_Requirements_
Output the material exactly, but drop every image it holds.

_Source material_
════
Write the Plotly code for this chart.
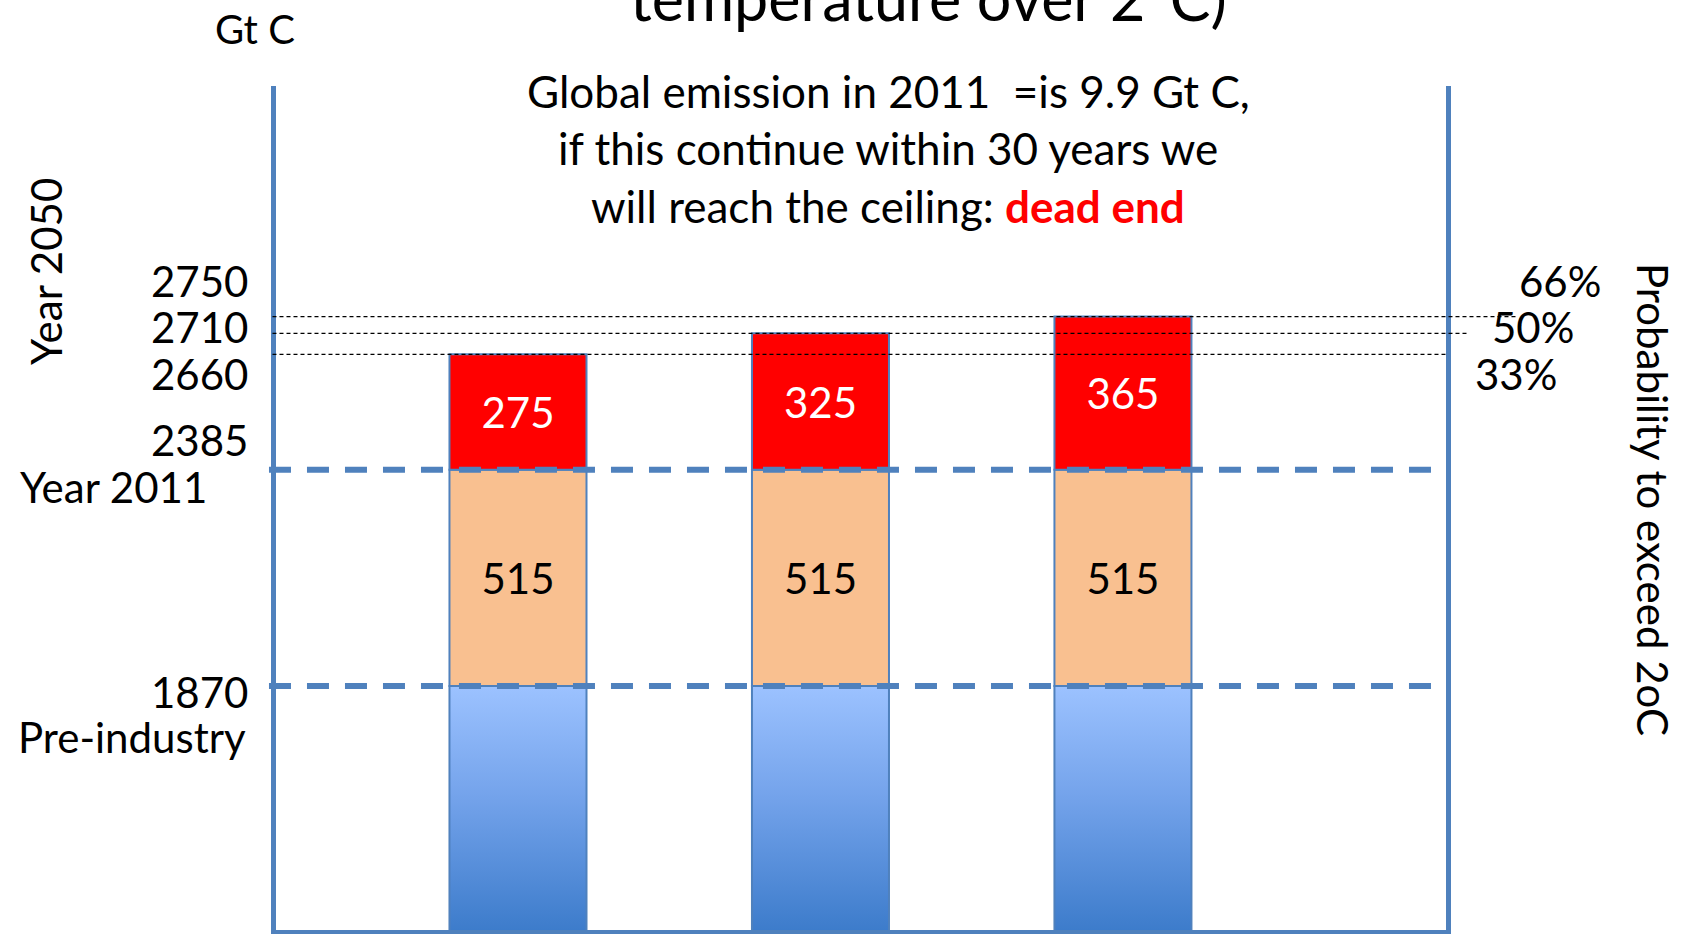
import plotly.graph_objects as go

# ---------------- data ----------------
SCENARIOS = ["33% probability", "50% probability", "66% probability"]
PREINDUSTRY_GTC = [1870, 1870, 1870]        # level at pre-industry
EMITTED_TO_2011 = [515, 515, 515]           # emitted 1870-2011
REMAINING_TO_2050 = [275, 325, 365]         # remaining budget
PROB_LABELS = ["33%", "50%", "66%"]

LEVEL_2011 = [p + e for p, e in zip(PREINDUSTRY_GTC, EMITTED_TO_2011)]
CEILING = [l + r for l, r in zip(LEVEL_2011, REMAINING_TO_2050)]

# ---------------- style / layout constants ----------------
W, H = 1681, 934
L, R, T, B = 276, 235, 86, 4
PLOT_W = W - L - R
PLOT_H = H - T - B
XR = [-0.8, 3.068]
YR = [1289, 3299]
BAR_W = 0.453
FONT = "Lato, 'Open Sans', sans-serif"
AXIS_BLUE = "#4F81BD"
FS = 42


def pxx(p):
    return (p - L) / PLOT_W


def pxy(p):
    return (H - B - p) / PLOT_H


xs = list(range(len(SCENARIOS)))

fig = go.Figure()

# blue pre-industry bars with vertical gradient
bx, by = [], []
for i, v in zip(xs, PREINDUSTRY_GTC):
    bx += [i - BAR_W / 2, i + BAR_W / 2, i + BAR_W / 2, i - BAR_W / 2, i - BAR_W / 2, None]
    by += [0, 0, v, v, 0, None]
fig.add_trace(go.Scatter(
    x=bx, y=by, mode="lines", fill="toself",
    line=dict(color=AXIS_BLUE, width=2),
    fillgradient=dict(type="vertical",
                      colorscale=[[0, "#3D7CCB"], [0.55, "#74A3EB"], [1, "#9CC2FF"]],
                      start=YR[0], stop=max(PREINDUSTRY_GTC)),
    hoverinfo="skip", name="Pre-industry"))

# orange 1870-2011 segment
fig.add_trace(go.Bar(
    x=xs, y=EMITTED_TO_2011, base=PREINDUSTRY_GTC, width=BAR_W,
    marker=dict(color="#F9C090", line=dict(color=AXIS_BLUE, width=2)),
    text=[str(v) for v in EMITTED_TO_2011], textposition="inside",
    insidetextanchor="middle", textangle=0, constraintext="none",
    textfont=dict(color="black", size=FS, family=FONT), name="1870-2011"))

# red remaining segment
fig.add_trace(go.Bar(
    x=xs, y=REMAINING_TO_2050, base=LEVEL_2011, width=BAR_W,
    marker=dict(color="#FF0000", line=dict(color=AXIS_BLUE, width=2)),
    text=[str(v) for v in REMAINING_TO_2050], textposition="inside",
    insidetextanchor="middle", textangle=0, constraintext="none",
    textfont=dict(color="white", size=FS, family=FONT), name="2011-2050"))

shapes = []
# thin dotted ceiling lines
line_ends = [1.0, 1.02, 1.061]
for c, xe in zip(CEILING, line_ends):
    shapes.append(dict(type="line", xref="paper", yref="y", x0=-0.003, x1=xe, y0=c, y1=c,
                       line=dict(color="black", width=1.2, dash="4px,3px"), layer="above"))
# thick dashed level lines
for lvl in (LEVEL_2011[0], PREINDUSTRY_GTC[0]):
    shapes.append(dict(type="line", xref="paper", yref="y", x0=-0.006, x1=0.995, y0=lvl, y1=lvl,
                       line=dict(color=AXIS_BLUE, width=6, dash="22px,16px"), layer="above"))

ann = []


def A(text, x, y, xanchor="center", yanchor="middle", size=FS, angle=0, yref="paper", yshift=0, color="black"):
    ann.append(dict(text=text, x=x, y=y, xref="paper", yref=yref, xanchor=xanchor, yanchor=yanchor,
                    showarrow=False, textangle=angle, yshift=yshift,
                    font=dict(family=FONT, size=size, color=color)))


# title (cut off at top, as in the original slide)
A("temperature over 2˚C)", pxx(928), pxy(36), yanchor="bottom", size=61)
A("Gt C", pxx(255), pxy(29), size=40)
A("Global emission in 2011\u00a0\u00a0=is 9.9 Gt C,", pxx(888), pxy(91), size=44)
A("if this continue within 30 years we", pxx(888), pxy(148), size=44)
A("will reach the ceiling: <b><span style='color:#FF0000'>dead end</span></b>", pxx(888), pxy(206), size=44)

A("Year 2050", pxx(46), pxy(272), angle=-90)
A("Probability to exceed 2oC", pxx(1653), pxy(499), angle=90)

label_shifts = [-20, 6, 36]
pct_x = [1473, 1490, 1517]
for c, s, p, xp in zip(CEILING, label_shifts, PROB_LABELS, pct_x):
    A(str(c), pxx(250), c, xanchor="right", yref="y", yshift=s)
    A(p, pxx(xp), c, xanchor="left", yref="y", yshift=s)

A(str(LEVEL_2011[0]), pxx(250), LEVEL_2011[0], xanchor="right", yref="y", yshift=30)
A("Year 2011", pxx(113), LEVEL_2011[0], yref="y", yshift=-17)
A(str(PREINDUSTRY_GTC[0]), pxx(250), PREINDUSTRY_GTC[0], xanchor="right", yref="y", yshift=-6)
A("Pre-industry", pxx(248), PREINDUSTRY_GTC[0], xanchor="right", yref="y", yshift=-51)

fig.update_layout(
    width=W, height=H, margin=dict(l=L, r=R, t=T, b=B),
    paper_bgcolor="white", plot_bgcolor="white", showlegend=False,
    barmode="overlay", shapes=shapes, annotations=ann,
    xaxis=dict(range=XR, showgrid=False, zeroline=False, showticklabels=False, ticks="",
               showline=True, linecolor=AXIS_BLUE, linewidth=5, fixedrange=True),
    yaxis=dict(range=YR, showgrid=False, zeroline=False, showticklabels=False, ticks="",
               showline=True, mirror=True, linecolor=AXIS_BLUE, linewidth=5, fixedrange=True),
)

fig.write_html("out.html")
════
_Response to the task_
Write the Plotly code for this chart.
import plotly.graph_objects as go

# ---------------- data ----------------
SCENARIOS = ["33% probability", "50% probability", "66% probability"]
PREINDUSTRY_GTC = [1870, 1870, 1870]        # level at pre-industry
EMITTED_TO_2011 = [515, 515, 515]           # emitted 1870-2011
REMAINING_TO_2050 = [275, 325, 365]         # remaining budget
PROB_LABELS = ["33%", "50%", "66%"]

LEVEL_2011 = [p + e for p, e in zip(PREINDUSTRY_GTC, EMITTED_TO_2011)]
CEILING = [l + r for l, r in zip(LEVEL_2011, REMAINING_TO_2050)]

# ---------------- style / layout constants ----------------
W, H = 1681, 934
L, R, T, B = 276, 235, 86, 4
PLOT_W = W - L - R
PLOT_H = H - T - B
XR = [-0.8, 3.068]
YR = [1289, 3299]
BAR_W = 0.453
FONT = "Lato, 'Open Sans', sans-serif"
AXIS_BLUE = "#4F81BD"
FS = 42


def pxx(p):
    return (p - L) / PLOT_W


def pxy(p):
    return (H - B - p) / PLOT_H


xs = list(range(len(SCENARIOS)))

fig = go.Figure()

# blue pre-industry bars with vertical gradient
bx, by = [], []
for i, v in zip(xs, PREINDUSTRY_GTC):
    bx += [i - BAR_W / 2, i + BAR_W / 2, i + BAR_W / 2, i - BAR_W / 2, i - BAR_W / 2, None]
    by += [0, 0, v, v, 0, None]
fig.add_trace(go.Scatter(
    x=bx, y=by, mode="lines", fill="toself",
    line=dict(color=AXIS_BLUE, width=2),
    fillgradient=dict(type="vertical",
                      colorscale=[[0, "#3D7CCB"], [0.55, "#74A3EB"], [1, "#9CC2FF"]],
                      start=YR[0], stop=max(PREINDUSTRY_GTC)),
    hoverinfo="skip", name="Pre-industry"))

# orange 1870-2011 segment
fig.add_trace(go.Bar(
    x=xs, y=EMITTED_TO_2011, base=PREINDUSTRY_GTC, width=BAR_W,
    marker=dict(color="#F9C090", line=dict(color=AXIS_BLUE, width=2)),
    text=[str(v) for v in EMITTED_TO_2011], textposition="inside",
    insidetextanchor="middle", textangle=0, constraintext="none",
    textfont=dict(color="black", size=FS, family=FONT), name="1870-2011"))

# red remaining segment
fig.add_trace(go.Bar(
    x=xs, y=REMAINING_TO_2050, base=LEVEL_2011, width=BAR_W,
    marker=dict(color="#FF0000", line=dict(color=AXIS_BLUE, width=2)),
    text=[str(v) for v in REMAINING_TO_2050], textposition="inside",
    insidetextanchor="middle", textangle=0, constraintext="none",
    textfont=dict(color="white", size=FS, family=FONT), name="2011-2050"))

shapes = []
# thin dotted ceiling lines
line_ends = [1.0, 1.02, 1.061]
for c, xe in zip(CEILING, line_ends):
    shapes.append(dict(type="line", xref="paper", yref="y", x0=-0.003, x1=xe, y0=c, y1=c,
                       line=dict(color="black", width=1.2, dash="4px,3px"), layer="above"))
# thick dashed level lines
for lvl in (LEVEL_2011[0], PREINDUSTRY_GTC[0]):
    shapes.append(dict(type="line", xref="paper", yref="y", x0=-0.006, x1=0.995, y0=lvl, y1=lvl,
                       line=dict(color=AXIS_BLUE, width=6, dash="22px,16px"), layer="above"))

ann = []


def A(text, x, y, xanchor="center", yanchor="middle", size=FS, angle=0, yref="paper", yshift=0, color="black"):
    ann.append(dict(text=text, x=x, y=y, xref="paper", yref=yref, xanchor=xanchor, yanchor=yanchor,
                    showarrow=False, textangle=angle, yshift=yshift,
                    font=dict(family=FONT, size=size, color=color)))


# title (cut off at top, as in the original slide)
A("temperature over 2˚C)", pxx(928), pxy(36), yanchor="bottom", size=61)
A("Gt C", pxx(255), pxy(29), size=40)
A("Global emission in 2011\u00a0\u00a0=is 9.9 Gt C,", pxx(888), pxy(91), size=44)
A("if this continue within 30 years we", pxx(888), pxy(148), size=44)
A("will reach the ceiling: <b><span style='color:#FF0000'>dead end</span></b>", pxx(888), pxy(206), size=44)

A("Year 2050", pxx(46), pxy(272), angle=-90)
A("Probability to exceed 2oC", pxx(1653), pxy(499), angle=90)

label_shifts = [-20, 6, 36]
pct_x = [1473, 1490, 1517]
for c, s, p, xp in zip(CEILING, label_shifts, PROB_LABELS, pct_x):
    A(str(c), pxx(250), c, xanchor="right", yref="y", yshift=s)
    A(p, pxx(xp), c, xanchor="left", yref="y", yshift=s)

A(str(LEVEL_2011[0]), pxx(250), LEVEL_2011[0], xanchor="right", yref="y", yshift=30)
A("Year 2011", pxx(113), LEVEL_2011[0], yref="y", yshift=-17)
A(str(PREINDUSTRY_GTC[0]), pxx(250), PREINDUSTRY_GTC[0], xanchor="right", yref="y", yshift=-6)
A("Pre-industry", pxx(248), PREINDUSTRY_GTC[0], xanchor="right", yref="y", yshift=-51)

fig.update_layout(
    width=W, height=H, margin=dict(l=L, r=R, t=T, b=B),
    paper_bgcolor="white", plot_bgcolor="white", showlegend=False,
    barmode="overlay", shapes=shapes, annotations=ann,
    xaxis=dict(range=XR, showgrid=False, zeroline=False, showticklabels=False, ticks="",
               showline=True, linecolor=AXIS_BLUE, linewidth=5, fixedrange=True),
    yaxis=dict(range=YR, showgrid=False, zeroline=False, showticklabels=False, ticks="",
               showline=True, mirror=True, linecolor=AXIS_BLUE, linewidth=5, fixedrange=True),
)

fig.write_html("out.html")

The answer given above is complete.